Tanta aerodinamica serve a recuperare sia il gap di prestazioni che l’anno scorso ha lasciato l’Audi a bocca asciutta in tutte le gare del WEC, sia in efficienza di fronte ai nuovi vincoli di regolamento. La nuova R18 infatti ha un serbatoio ridotto da 54,2 a 49,9 litri e a Le Mans deve bere il 9,8% in meno utilizzando al massimo 121,6 MJ di energia a giro, ovvero 10 MJ in meno con il flussometro che limita il consumo a 71,4 kg/h. Totalmente nuovo anche il telaio, monoscocca in fibra di carbonio con anima a nido d’ape in alluminio e lastre laterali di Zylon, e le sospensioni. Quelle posteriori sono del tipo a tirante (pullrod), quella anteriori sono pushrod e ridisegnate in funzione dell’aerodinamica e del posizionamento dei semiassi e del motogeneratore elettrico. Quest’ultimo eroga 350 kW (limitati a Le Mans a 300 kW), è il solo dispositivo di recupero dell’energia – a differenza di Porsche e Toyota che ne hanno due –, è integrato con un differenziale autobloccante ed è raffreddato da un circuito indipendente che serve anche l’elettronica di potenza e il nuovo accumulatore.
Arriva infatti anche sulla R18 la batteria agli ioni di litio, che sostituisce l’elettrovolano, soluzione che privilegia la potenza e la velocità con la quale l’energia viene immagazzinata e liberata, ma che diventa troppo pesante se si punta sulla quantità. Era stata vincente fino a quando Audi ha scelto di correre nella classe energetica minima di 2 MJ, ma è diventato già troppo pesante quando ci fu lo scorso anno il passaggio a 4 MJ. Ora si sale a 6 MJ mentre la R18 rimane fedele al diesel V6, 4 litri, con un solo turbocompressore centrale, a doppio ingresso tangenziale con turbina a geometria variabile, che soffia a 4 bar al centro delle bancate inclinate a 120 gradi. Ulteriormente ottimizzato, eroga 514 cavalli che portano il monte totale a 1.000 cavalli. Data l’abbondanza di coppia (oltre 850 Nm), i rapporti del cambio sono passati da 7 a 6, per ridurre il peso mentre la scatola è sempre in carbonio con inserti in titanio e ha funzione portante come il blocco motore.

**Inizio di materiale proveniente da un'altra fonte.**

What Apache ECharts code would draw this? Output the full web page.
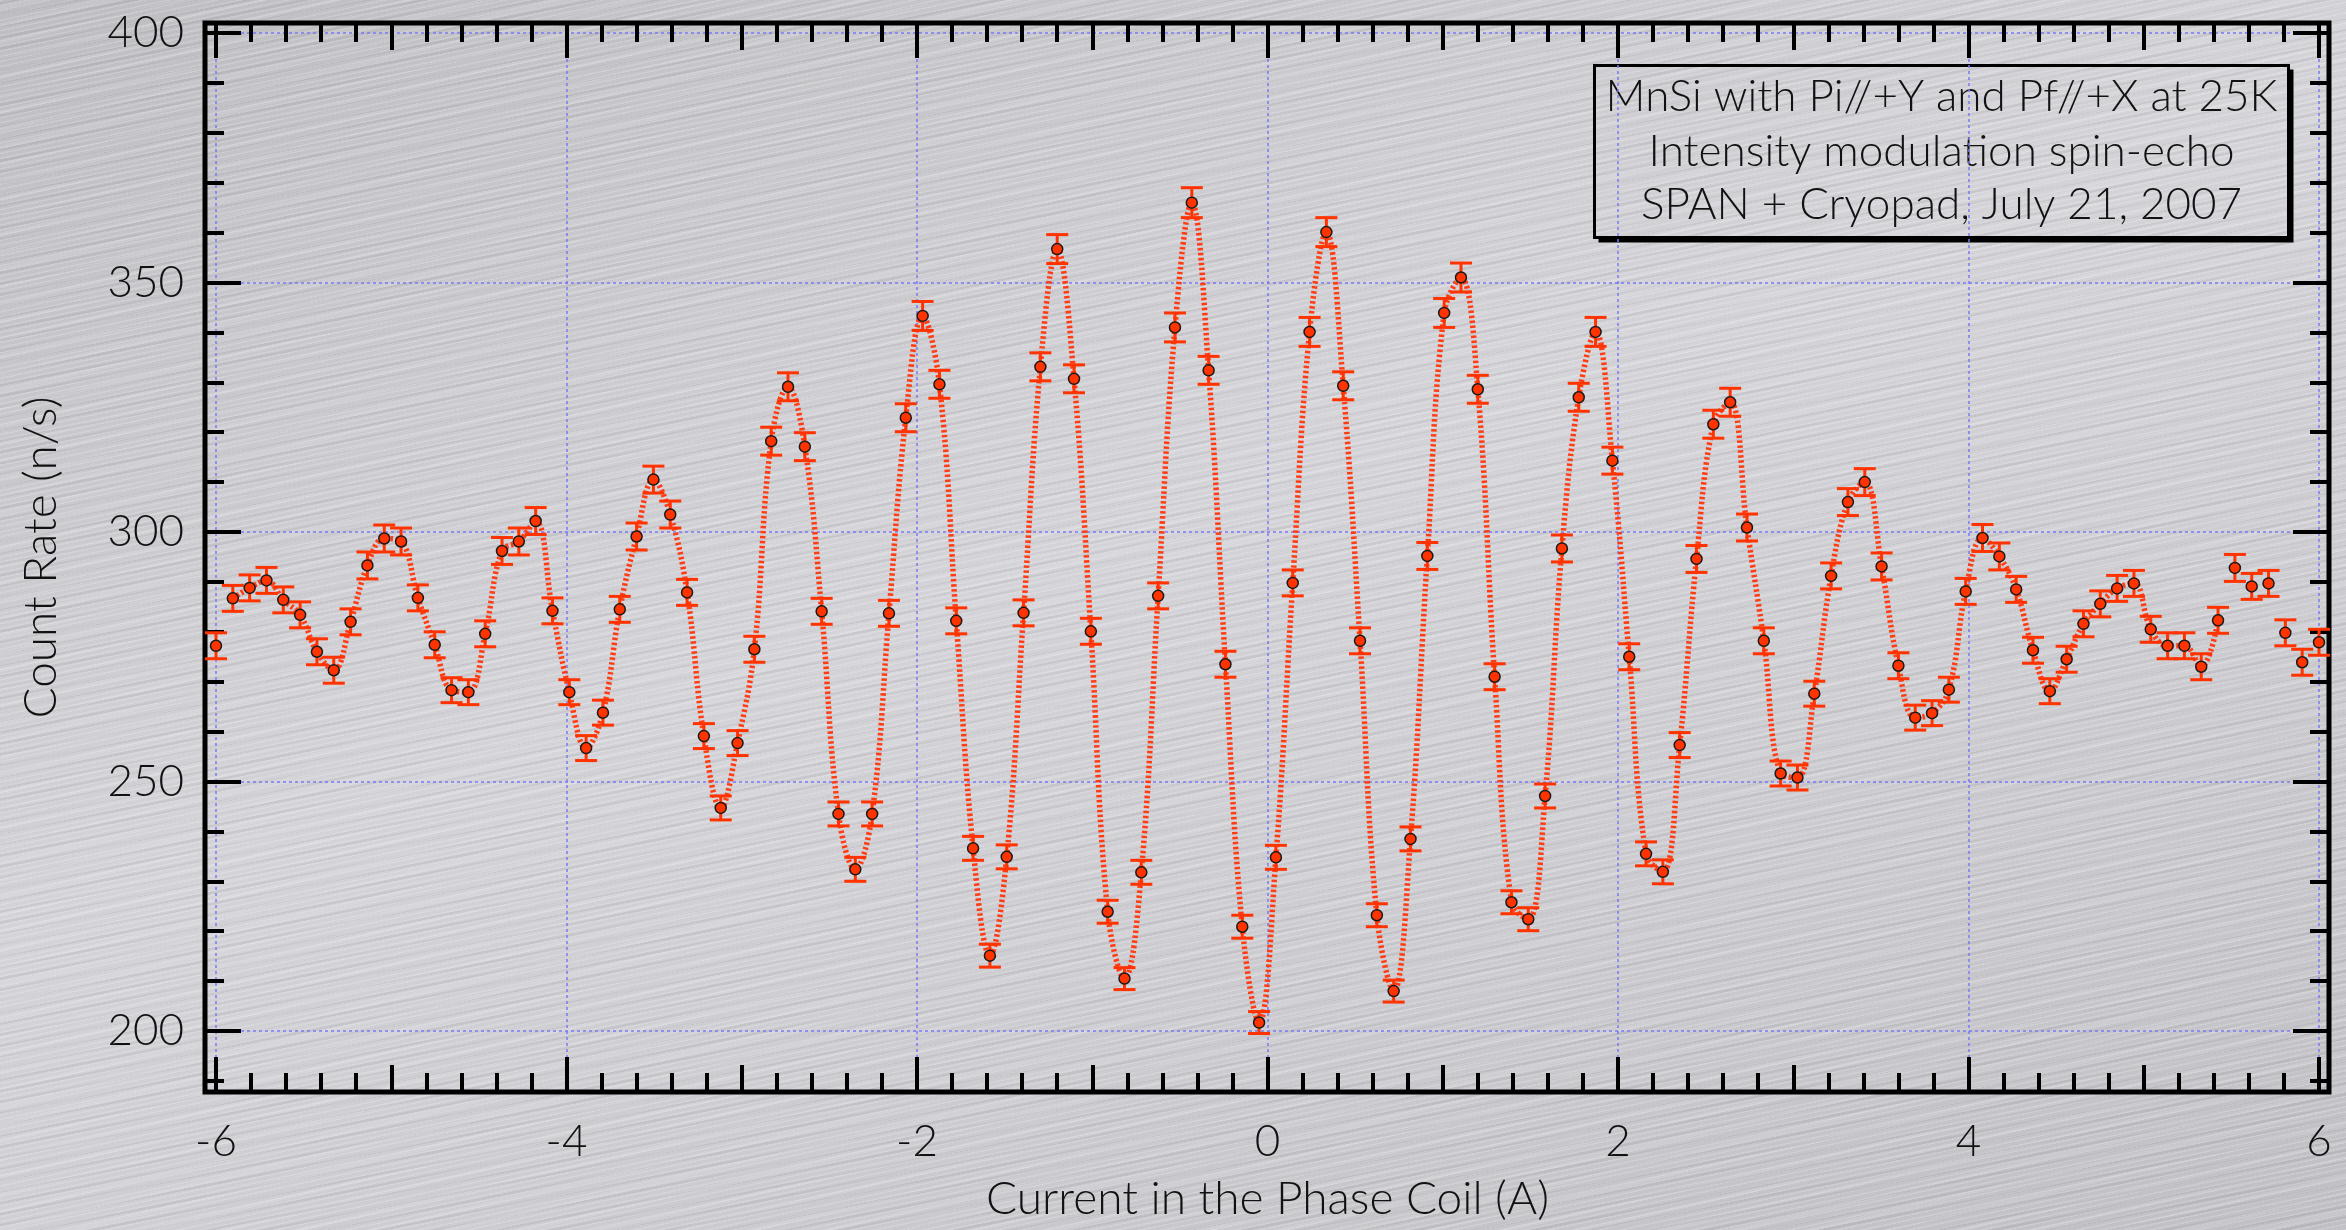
<!DOCTYPE html>
<html lang="en">
<head>
<meta charset="UTF-8">
<title>MnSi spin-echo</title>
<script src="https://cdn.jsdelivr.net/npm/echarts@6.0.0/dist/echarts.min.js"></script>
<style>
  html, body { margin: 0; padding: 0; }
  body {
    width: 2346px; height: 1230px; overflow: hidden;
    background-color: #c8c7cc;
    background-image:
      repeating-linear-gradient(-12deg, rgba(255,255,255,0.18) 0px, rgba(255,255,255,0.18) 1px, rgba(0,0,0,0) 2px, rgba(0,0,0,0) 5px),
      repeating-linear-gradient(-11deg, rgba(0,0,0,0.05) 0px, rgba(0,0,0,0.05) 2px, rgba(0,0,0,0) 3px, rgba(0,0,0,0) 11px),
      repeating-linear-gradient(-13deg, rgba(255,255,255,0.12) 0px, rgba(255,255,255,0.12) 3px, rgba(0,0,0,0) 4px, rgba(0,0,0,0) 17px),
      linear-gradient(160deg, #bebdc2 0%, #d4d3d8 45%, #cccbd0 70%, #c0bfc4 100%);
  }
  #main { width: 2346px; height: 1230px; }
</style>
</head>
<body>
<div id="main"></div>
<script>
// current in the phase coil (A)
var current = [-6.000, -5.904, -5.808, -5.712, -5.616, -5.520, -5.424, -5.328, -5.232, -5.136,
  -5.040, -4.944, -4.848, -4.752, -4.656, -4.560, -4.464, -4.368, -4.272, -4.176,
  -4.080, -3.984, -3.888, -3.792, -3.696, -3.600, -3.504, -3.408, -3.312, -3.216,
  -3.120, -3.024, -2.928, -2.832, -2.736, -2.640, -2.544, -2.448, -2.352, -2.256,
  -2.160, -2.064, -1.968, -1.872, -1.776, -1.680, -1.584, -1.488, -1.392, -1.296,
  -1.200, -1.104, -1.008, -0.912, -0.816, -0.720, -0.624, -0.528, -0.432, -0.336,
  -0.240, -0.144, -0.048, 0.048, 0.144, 0.240, 0.336, 0.432, 0.528, 0.624,
  0.720, 0.816, 0.912, 1.008, 1.104, 1.200, 1.296, 1.392, 1.488, 1.584,
  1.680, 1.776, 1.872, 1.968, 2.064, 2.160, 2.256, 2.352, 2.448, 2.544,
  2.640, 2.736, 2.832, 2.928, 3.024, 3.120, 3.216, 3.312, 3.408, 3.504,
  3.600, 3.696, 3.792, 3.888, 3.984, 4.080, 4.176, 4.272, 4.368, 4.464,
  4.560, 4.656, 4.752, 4.848, 4.944, 5.040, 5.136, 5.232, 5.328, 5.424,
  5.520, 5.616, 5.712, 5.808, 5.904, 6.000];

// count rate (n/s)
var countRate = [277.2, 286.7, 288.8, 290.3, 286.4, 283.4, 276.0, 272.3, 282.0, 293.3,
  298.7, 298.1, 286.8, 277.4, 268.3, 267.9, 279.6, 296.2, 298.1, 302.2,
  284.2, 267.9, 256.7, 263.8, 284.5, 299.1, 310.5, 303.5, 287.9, 259.1,
  244.7, 257.7, 276.5, 318.2, 329.1, 317.1, 284.1, 243.5, 232.4, 243.5,
  283.7, 322.9, 343.3, 329.6, 282.2, 236.6, 215.1, 234.9, 283.8, 333.1,
  356.7, 330.7, 280.1, 223.9, 210.5, 231.8, 287.2, 341.0, 366.0, 332.4,
  273.5, 220.9, 201.7, 234.8, 289.8, 340.1, 360.1, 329.3, 278.2, 223.2,
  208.0, 238.5, 295.2, 343.9, 351.0, 328.6, 271.0, 225.8, 222.4, 247.1,
  296.7, 327.0, 340.1, 314.3, 275.0, 235.5, 231.9, 257.3, 294.6, 321.6,
  326.0, 300.9, 278.2, 251.6, 250.8, 267.6, 291.2, 306.0, 310.0, 293.1,
  273.2, 262.8, 263.7, 268.4, 288.1, 298.8, 295.1, 288.5, 276.3, 268.1,
  274.5, 281.6, 285.6, 288.7, 289.7, 280.5, 277.2, 277.2, 273.0, 282.3,
  292.8, 289.1, 289.7, 279.8, 273.9, 277.9];

// error bar half-height (n/s)
var rateError = [2.6, 2.6, 2.6, 2.6, 2.6, 2.6, 2.6, 2.6, 2.6, 2.7,
  2.7, 2.7, 2.6, 2.6, 2.5, 2.5, 2.6, 2.7, 2.7, 2.7,
  2.6, 2.5, 2.5, 2.5, 2.6, 2.7, 2.7, 2.7, 2.6, 2.5,
  2.4, 2.5, 2.6, 2.8, 2.8, 2.8, 2.6, 2.4, 2.4, 2.4,
  2.6, 2.8, 2.9, 2.8, 2.6, 2.4, 2.3, 2.4, 2.6, 2.8,
  2.9, 2.8, 2.6, 2.3, 2.2, 2.4, 2.6, 2.9, 3.0, 2.8,
  2.6, 2.3, 2.2, 2.4, 2.6, 2.9, 2.9, 2.8, 2.6, 2.3,
  2.2, 2.4, 2.7, 2.9, 2.9, 2.8, 2.6, 2.3, 2.3, 2.4,
  2.7, 2.8, 2.9, 2.7, 2.6, 2.4, 2.4, 2.5, 2.7, 2.8,
  2.8, 2.7, 2.6, 2.5, 2.5, 2.5, 2.6, 2.7, 2.7, 2.7,
  2.6, 2.5, 2.5, 2.5, 2.6, 2.7, 2.7, 2.6, 2.6, 2.5,
  2.6, 2.6, 2.6, 2.6, 2.6, 2.6, 2.6, 2.6, 2.6, 2.6,
  2.7, 2.6, 2.6, 2.6, 2.6, 2.6];

// fitted curve drawn through points 1..119
var fitFirst = 1, fitLast = 119;

var xTicks = [-6, 6, 2];      // min, max, labelled step
var yTicks = [200, 400, 50];
var noteLines = ['MnSi with Pi//+Y and Pf//+X at 25K',
  'Intensity modulation spin-echo',
  'SPAN + Cryopad, July 21, 2007'];

var FONT = 'Lato';
var RED = '#ff3300';
var GRIDCOL = '#7a7af5';

var pts = [], errs = [], fit = [];
for (var i = 0; i < current.length; i++) {
  pts.push([current[i], countRate[i]]);
  errs.push([current[i], countRate[i], rateError[i]]);
  if (i >= fitFirst && i <= fitLast) fit.push([current[i], countRate[i]]);
}

var myChart = echarts.init(document.getElementById('main'));

function hidden(gi) { return { type: 'value', gridIndex: gi, show: false, min: 0, max: 1 }; }

var tickStyle = { color: '#000', width: 4 };
var splitStyle = { show: true, lineStyle: { color: GRIDCOL, width: 1.5, type: [3, 3] } };
var labelFont = { fontSize: 44, color: '#111', fontFamily: FONT, fontWeight: 300 };
var nameFont = { fontSize: 46, color: '#111', fontFamily: FONT, fontWeight: 300 };

var option = {
  backgroundColor: 'transparent',
  animation: false,
  textStyle: { fontFamily: FONT },
  grid: [
    { left: 205, right: 17, top: 23, bottom: 138, show: true, borderColor: '#000', borderWidth: 5, backgroundColor: 'transparent', outerBoundsMode: 'none' },
    { left: 216, right: 27, top: 23, bottom: 138, outerBoundsMode: 'none' },
    { left: 205, right: 17, top: 33, bottom: 199, outerBoundsMode: 'none' },
    { left: 205, right: 17, top: 33, bottom: 149.1, outerBoundsMode: 'none' },
    { left: 216, right: 27, top: 33, bottom: 199, outerBoundsMode: 'none' }
  ],
  xAxis: [
    hidden(0),
    { type: 'value', gridIndex: 1, position: 'bottom', min: xTicks[0], max: xTicks[1], interval: xTicks[2],
      axisLine: { show: false },
      axisTick: { inside: true, length: 35, lineStyle: tickStyle },
      minorTick: { show: true, splitNumber: 10, length: 19, lineStyle: tickStyle },
      axisLabel: Object.assign({ margin: 28 }, labelFont),
      splitLine: splitStyle,
      name: 'Current in the Phase Coil (A)', nameLocation: 'middle', nameGap: 84,
      nameTextStyle: nameFont },
    { type: 'value', gridIndex: 1, position: 'bottom', min: xTicks[0], max: xTicks[1], interval: 1,
      axisLine: { show: false }, axisLabel: { show: false }, splitLine: { show: false },
      axisTick: { inside: true, length: 27, lineStyle: tickStyle } },
    { type: 'value', gridIndex: 1, position: 'top', min: xTicks[0], max: xTicks[1], interval: xTicks[2],
      axisLine: { show: false }, axisLabel: { show: false }, splitLine: { show: false },
      axisTick: { inside: true, length: 35, lineStyle: tickStyle },
      minorTick: { show: true, splitNumber: 10, length: 19, lineStyle: tickStyle } },
    { type: 'value', gridIndex: 1, position: 'top', min: xTicks[0], max: xTicks[1], interval: 1,
      axisLine: { show: false }, axisLabel: { show: false }, splitLine: { show: false },
      axisTick: { inside: true, length: 27, lineStyle: tickStyle } },
    hidden(2),
    hidden(3),
    { type: 'value', gridIndex: 4, show: false, min: xTicks[0], max: xTicks[1] }
  ],
  yAxis: [
    // frame grid axis: carries only the name so it centres on the frame
    { type: 'value', gridIndex: 0, position: 'left', min: 0, max: 1,
      axisLine: { show: false }, axisTick: { show: false }, axisLabel: { show: false }, splitLine: { show: false },
      name: 'Count Rate (n/s)', nameLocation: 'middle', nameGap: 141, nameTextStyle: nameFont },
    hidden(1),
    { type: 'value', gridIndex: 2, position: 'left', min: yTicks[0], max: yTicks[1], interval: yTicks[2],
      axisLine: { show: false },
      axisTick: { inside: true, length: 36, lineStyle: tickStyle },
      axisLabel: Object.assign({ margin: 21 }, labelFont),
      splitLine: splitStyle },
    { type: 'value', gridIndex: 2, position: 'right', min: yTicks[0], max: yTicks[1], interval: yTicks[2],
      axisLine: { show: false }, axisLabel: { show: false }, splitLine: { show: false },
      axisTick: { inside: true, length: 36, lineStyle: tickStyle } },
    { type: 'value', gridIndex: 3, position: 'left', min: 190, max: yTicks[1], interval: 10,
      axisLine: { show: false }, axisLabel: { show: false }, splitLine: { show: false },
      axisTick: { inside: true, length: 19, lineStyle: tickStyle } },
    { type: 'value', gridIndex: 3, position: 'right', min: 190, max: yTicks[1], interval: 10,
      axisLine: { show: false }, axisLabel: { show: false }, splitLine: { show: false },
      axisTick: { inside: true, length: 19, lineStyle: tickStyle } },
    { type: 'value', gridIndex: 4, show: false, min: yTicks[0], max: yTicks[1] }
  ],
  series: [
    {
      type: 'line', xAxisIndex: 7, yAxisIndex: 6, data: fit,
      smooth: 0.4, showSymbol: false, clip: false, z: 2,
      lineStyle: { color: '#ff3c14', width: 5.5, type: [2.5, 2.5], cap: 'butt' }
    },
    {
      type: 'custom', xAxisIndex: 7, yAxisIndex: 6, data: errs, z: 3, clip: false,
      encode: { x: 0, y: 1 },
      renderItem: function (params, api) {
        var x = api.value(0), y = api.value(1), e = api.value(2);
        var lo = api.coord([x, y - e]);
        var hi = api.coord([x, y + e]);
        var w = 11;
        var st = { stroke: RED, lineWidth: 3 };
        return {
          type: 'group',
          children: [
            { type: 'line', shape: { x1: lo[0], y1: lo[1], x2: hi[0], y2: hi[1] }, style: st },
            { type: 'line', shape: { x1: lo[0] - w, y1: lo[1], x2: lo[0] + w, y2: lo[1] }, style: st },
            { type: 'line', shape: { x1: hi[0] - w, y1: hi[1], x2: hi[0] + w, y2: hi[1] }, style: st }
          ]
        };
      }
    },
    {
      type: 'scatter', xAxisIndex: 7, yAxisIndex: 6, data: pts, z: 4,
      symbol: 'circle', symbolSize: 11,
      itemStyle: { color: RED, borderColor: '#1a1a1a', borderWidth: 1.5, opacity: 1 }
    }
  ],
  graphic: [
    {
      type: 'group', left: 1593, top: 64,
      children: [
        // drop shadow along right and bottom edges
        { type: 'polyline', shape: { points: [[694 + 3, 4], [694 + 3, 172 + 3], [4, 172 + 3]] },
          style: { stroke: '#000', lineWidth: 4, fill: null } },
        { type: 'rect', shape: { x: 0, y: 0, width: 694, height: 172 },
          style: { fill: 'transparent', stroke: '#000', lineWidth: 3 } },
        { type: 'text', x: 347, y: 31,
          style: { text: noteLines[0], font: '300 44px ' + FONT, fill: '#111', align: 'center', verticalAlign: 'middle' } },
        { type: 'text', x: 347, y: 86,
          style: { text: noteLines[1], font: '300 44px ' + FONT, fill: '#111', align: 'center', verticalAlign: 'middle' } },
        { type: 'text', x: 347, y: 139,
          style: { text: noteLines[2], font: '300 44px ' + FONT, fill: '#111', align: 'center', verticalAlign: 'middle' } }
      ]
    }
  ]
};

myChart.setOption(option);
</script>
</body>
</html>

L’attuazione è affidata ad un sistema idraulico centralizzato che provvede anche a sterzo, freni e motore. La R18, se confrontata con la R10 TDI, prima diesel a vincere a Le Mans nel 2006, consuma il 46,4% in meno con un tempo sul giro che è stato abbassato di circa 10 secondi. La nuova arma di Ingolstadt ha mostrato subito una rinnovata competitività. A Silverstone ha preso tutta la prima fila e ha tagliato per prima il traguardo prima di essere squalificata per consumo eccessivo dello skid block che protegge il fondo piatto, a Spa-Francorchamps invece ha vinto e ha fissato il miglior tempo nelle prove libere della 24 di Le Mans dove l’Audi correrà quest’anno solo con due vetture, così come la cugina Porsche, per limitare i costi.
A gestirle in pista ci penserà ancora il team Joest (15 Le Mans vinte, 11 con l’Audi). Alla guida della numero 7 ci sarà l’affiatatissimo terzetto formato da Marcel Fässler (CH), André Lotterer (GER)e Benoit Treluyer (FRA), vincitori insieme a Le Sarthe nel 2011, 2012 e 2014; sulla numero 8 si alterneranno invece Luca Di Grassi (BRA), Loïc Duval (FRA) e Oliver Jarvis (GBR).